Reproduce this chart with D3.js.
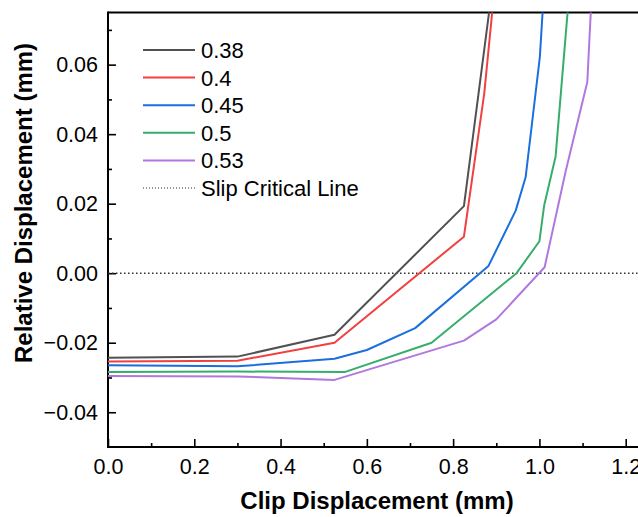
<!DOCTYPE html>
<html>
<head>
<meta charset="utf-8">
<script src="https://cdn.jsdelivr.net/npm/d3@7"></script>
<style>
  body { margin: 0; background: #fff; }
  svg { display: block; font-family: "Liberation Sans", Arial, sans-serif; }
</style>
</head>
<body>
<svg id="chart" width="638" height="517"></svg>
<script>
// series (clip displacement -> relative displacement, mm)
const names = ["0.38", "0.4", "0.45", "0.5", "0.53"];
const colors = ["#515151", "#F14040", "#1A6FDF", "#37AD6B", "#B177DE"];

const x038 = [0, 0.3, 0.525, 0.825, 0.9];
const y038 = [-0.0243, -0.0240, -0.0177, 0.0193, 0.0910];
const x040 = [0, 0.3, 0.525, 0.825, 0.872, 0.9];
const y040 = [-0.0254, -0.0252, -0.0200, 0.0105, 0.0516, 0.087];
const x045 = [0, 0.3, 0.525, 0.6, 0.712, 0.882, 0.945, 0.968, 1.001, 1.015];
const y045 = [-0.0265, -0.0268, -0.0246, -0.0221, -0.0158, 0.0021, 0.0180, 0.0276, 0.0622, 0.0905];
const x050 = [0, 0.3, 0.55, 0.75, 0.947, 1.0, 1.011, 1.0375, 1.075];
const y050 = [-0.0284, -0.0283, -0.0284, -0.0200, 0.0, 0.0092, 0.0195, 0.0336, 0.0895];
const x053 = [0, 0.3, 0.525, 0.825, 0.9, 1.012, 1.061, 1.111, 1.125];
const y053 = [-0.0296, -0.0297, -0.0307, -0.0194, -0.0133, 0.0017, 0.0294, 0.055, 0.090];

const xTicks = [0, 0.2, 0.4, 0.6, 0.8, 1.0, 1.2];
const xMinor = [0.1, 0.3, 0.5, 0.7, 0.9, 1.1];
const yTicks = [-0.04, -0.02, 0, 0.02, 0.04, 0.06];
const yMinor = [-0.03, -0.01, 0.01, 0.03, 0.05, 0.07];
const slipLine = 0;

const series = [[x038, y038], [x040, y040], [x045, y045], [x050, y050], [x053, y053]]
  .map(([xs, ys], i) => ({name: names[i], color: colors[i], pts: xs.map((v, j) => [v, ys[j]])}));

const W = 638, padL = 108, padT = 12.5, axisY = 447;
const svg = d3.select("#chart");

const x = d3.scaleLinear().domain([0, 1.2]).range([padL, 625.7]);
const y = d3.scaleLinear().domain([-0.05, 0.075]).range([axisY, padT]);

svg.append("defs").append("clipPath").attr("id", "plot")
  .append("rect").attr("x", padL).attr("y", padT).attr("width", W - padL).attr("height", axisY - padT);

const fmtY = v => d3.format(".2f")(v).replace("-", "\u2212");

// minor ticks
svg.append("g").attr("transform", `translate(0,${axisY})`)
  .call(d3.axisBottom(x).tickValues(xMinor).tickSize(-4).tickFormat(""));
svg.append("g").attr("transform", `translate(${padL},0)`)
  .call(d3.axisLeft(y).tickValues(yMinor).tickSize(-4).tickFormat(""));

// major ticks
svg.append("g").attr("class", "xa").attr("transform", `translate(0,${axisY})`)
  .call(d3.axisBottom(x).tickValues(xTicks).tickSize(-8).tickPadding(12).tickFormat(d3.format(".1f")));
svg.append("g").attr("class", "ya").attr("transform", `translate(${padL},0)`)
  .call(d3.axisLeft(y).tickValues(yTicks).tickSize(-8).tickPadding(10).tickFormat(fmtY));

svg.selectAll(".domain").remove();
svg.selectAll(".tick line").attr("stroke", "#000").attr("stroke-width", 1.6);
svg.selectAll(".tick text").attr("fill", "#000").style("font-size", "21.5px");

// frame
svg.append("line").attr("x1", padL).attr("x2", W).attr("y1", axisY).attr("y2", axisY)
  .attr("stroke", "#000").attr("stroke-width", 2);
svg.append("line").attr("x1", padL).attr("x2", padL).attr("y1", padT - 1).attr("y2", axisY + 1)
  .attr("stroke", "#000").attr("stroke-width", 2);
svg.append("line").attr("x1", padL).attr("x2", W).attr("y1", padT).attr("y2", padT)
  .attr("stroke", "#000").attr("stroke-width", 2);

const plot = svg.append("g").attr("clip-path", "url(#plot)");

plot.append("line")
  .attr("x1", padL).attr("x2", W).attr("y1", y(slipLine)).attr("y2", y(slipLine))
  .attr("stroke", "#333").attr("stroke-width", 1.5).attr("stroke-dasharray", "1.5,2.5");

const line = d3.line().x(d => x(d[0])).y(d => y(d[1]));
plot.selectAll("path.s")
  .data(series)
  .join("path")
  .attr("class", "s")
  .attr("fill", "none")
  .attr("stroke", d => d.color)
  .attr("stroke-width", 2)
  .attr("stroke-linejoin", "round")
  .attr("d", d => line(d.pts));

// legend
const leg = svg.append("g");
const rowY = i => 50 + i * 27.6;
series.forEach((s, i) => {
  leg.append("line").attr("x1", 143).attr("x2", 195).attr("y1", rowY(i)).attr("y2", rowY(i))
    .attr("stroke", s.color).attr("stroke-width", 2);
  leg.append("text").attr("x", 201).attr("y", rowY(i) + 8).style("font-size", "22px").text(s.name);
});
leg.append("line").attr("x1", 143).attr("x2", 195).attr("y1", rowY(5)).attr("y2", rowY(5))
  .attr("stroke", "#333").attr("stroke-width", 1.2).attr("stroke-dasharray", "1,2");
leg.append("text").attr("x", 201).attr("y", rowY(5) + 8).style("font-size", "22px").text("Slip Critical Line");

// axis titles
svg.append("text").attr("x", 377).attr("y", 509).attr("text-anchor", "middle")
  .style("font-size", "24px").style("font-weight", "bold").text("Clip Displacement (mm)");
svg.append("text").attr("transform", "translate(32,203) rotate(-90)").attr("text-anchor", "middle")
  .style("font-size", "24px").style("font-weight", "bold").text("Relative Displacement (mm)");
</script>
</body>
</html>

════════════════

__Problem to work on__.
Your task is to repeat the material above exactly, without its pictures.

__Problem solution__.
Reproduce this chart with D3.js.
<!DOCTYPE html>
<html>
<head>
<meta charset="utf-8">
<script src="https://cdn.jsdelivr.net/npm/d3@7"></script>
<style>
  body { margin: 0; background: #fff; }
  svg { display: block; font-family: "Liberation Sans", Arial, sans-serif; }
</style>
</head>
<body>
<svg id="chart" width="638" height="517"></svg>
<script>
// series (clip displacement -> relative displacement, mm)
const names = ["0.38", "0.4", "0.45", "0.5", "0.53"];
const colors = ["#515151", "#F14040", "#1A6FDF", "#37AD6B", "#B177DE"];

const x038 = [0, 0.3, 0.525, 0.825, 0.9];
const y038 = [-0.0243, -0.0240, -0.0177, 0.0193, 0.0910];
const x040 = [0, 0.3, 0.525, 0.825, 0.872, 0.9];
const y040 = [-0.0254, -0.0252, -0.0200, 0.0105, 0.0516, 0.087];
const x045 = [0, 0.3, 0.525, 0.6, 0.712, 0.882, 0.945, 0.968, 1.001, 1.015];
const y045 = [-0.0265, -0.0268, -0.0246, -0.0221, -0.0158, 0.0021, 0.0180, 0.0276, 0.0622, 0.0905];
const x050 = [0, 0.3, 0.55, 0.75, 0.947, 1.0, 1.011, 1.0375, 1.075];
const y050 = [-0.0284, -0.0283, -0.0284, -0.0200, 0.0, 0.0092, 0.0195, 0.0336, 0.0895];
const x053 = [0, 0.3, 0.525, 0.825, 0.9, 1.012, 1.061, 1.111, 1.125];
const y053 = [-0.0296, -0.0297, -0.0307, -0.0194, -0.0133, 0.0017, 0.0294, 0.055, 0.090];

const xTicks = [0, 0.2, 0.4, 0.6, 0.8, 1.0, 1.2];
const xMinor = [0.1, 0.3, 0.5, 0.7, 0.9, 1.1];
const yTicks = [-0.04, -0.02, 0, 0.02, 0.04, 0.06];
const yMinor = [-0.03, -0.01, 0.01, 0.03, 0.05, 0.07];
const slipLine = 0;

const series = [[x038, y038], [x040, y040], [x045, y045], [x050, y050], [x053, y053]]
  .map(([xs, ys], i) => ({name: names[i], color: colors[i], pts: xs.map((v, j) => [v, ys[j]])}));

const W = 638, padL = 108, padT = 12.5, axisY = 447;
const svg = d3.select("#chart");

const x = d3.scaleLinear().domain([0, 1.2]).range([padL, 625.7]);
const y = d3.scaleLinear().domain([-0.05, 0.075]).range([axisY, padT]);

svg.append("defs").append("clipPath").attr("id", "plot")
  .append("rect").attr("x", padL).attr("y", padT).attr("width", W - padL).attr("height", axisY - padT);

const fmtY = v => d3.format(".2f")(v).replace("-", "\u2212");

// minor ticks
svg.append("g").attr("transform", `translate(0,${axisY})`)
  .call(d3.axisBottom(x).tickValues(xMinor).tickSize(-4).tickFormat(""));
svg.append("g").attr("transform", `translate(${padL},0)`)
  .call(d3.axisLeft(y).tickValues(yMinor).tickSize(-4).tickFormat(""));

// major ticks
svg.append("g").attr("class", "xa").attr("transform", `translate(0,${axisY})`)
  .call(d3.axisBottom(x).tickValues(xTicks).tickSize(-8).tickPadding(12).tickFormat(d3.format(".1f")));
svg.append("g").attr("class", "ya").attr("transform", `translate(${padL},0)`)
  .call(d3.axisLeft(y).tickValues(yTicks).tickSize(-8).tickPadding(10).tickFormat(fmtY));

svg.selectAll(".domain").remove();
svg.selectAll(".tick line").attr("stroke", "#000").attr("stroke-width", 1.6);
svg.selectAll(".tick text").attr("fill", "#000").style("font-size", "21.5px");

// frame
svg.append("line").attr("x1", padL).attr("x2", W).attr("y1", axisY).attr("y2", axisY)
  .attr("stroke", "#000").attr("stroke-width", 2);
svg.append("line").attr("x1", padL).attr("x2", padL).attr("y1", padT - 1).attr("y2", axisY + 1)
  .attr("stroke", "#000").attr("stroke-width", 2);
svg.append("line").attr("x1", padL).attr("x2", W).attr("y1", padT).attr("y2", padT)
  .attr("stroke", "#000").attr("stroke-width", 2);

const plot = svg.append("g").attr("clip-path", "url(#plot)");

plot.append("line")
  .attr("x1", padL).attr("x2", W).attr("y1", y(slipLine)).attr("y2", y(slipLine))
  .attr("stroke", "#333").attr("stroke-width", 1.5).attr("stroke-dasharray", "1.5,2.5");

const line = d3.line().x(d => x(d[0])).y(d => y(d[1]));
plot.selectAll("path.s")
  .data(series)
  .join("path")
  .attr("class", "s")
  .attr("fill", "none")
  .attr("stroke", d => d.color)
  .attr("stroke-width", 2)
  .attr("stroke-linejoin", "round")
  .attr("d", d => line(d.pts));

// legend
const leg = svg.append("g");
const rowY = i => 50 + i * 27.6;
series.forEach((s, i) => {
  leg.append("line").attr("x1", 143).attr("x2", 195).attr("y1", rowY(i)).attr("y2", rowY(i))
    .attr("stroke", s.color).attr("stroke-width", 2);
  leg.append("text").attr("x", 201).attr("y", rowY(i) + 8).style("font-size", "22px").text(s.name);
});
leg.append("line").attr("x1", 143).attr("x2", 195).attr("y1", rowY(5)).attr("y2", rowY(5))
  .attr("stroke", "#333").attr("stroke-width", 1.2).attr("stroke-dasharray", "1,2");
leg.append("text").attr("x", 201).attr("y", rowY(5) + 8).style("font-size", "22px").text("Slip Critical Line");

// axis titles
svg.append("text").attr("x", 377).attr("y", 509).attr("text-anchor", "middle")
  .style("font-size", "24px").style("font-weight", "bold").text("Clip Displacement (mm)");
svg.append("text").attr("transform", "translate(32,203) rotate(-90)").attr("text-anchor", "middle")
  .style("font-size", "24px").style("font-weight", "bold").text("Relative Displacement (mm)");
</script>
</body>
</html>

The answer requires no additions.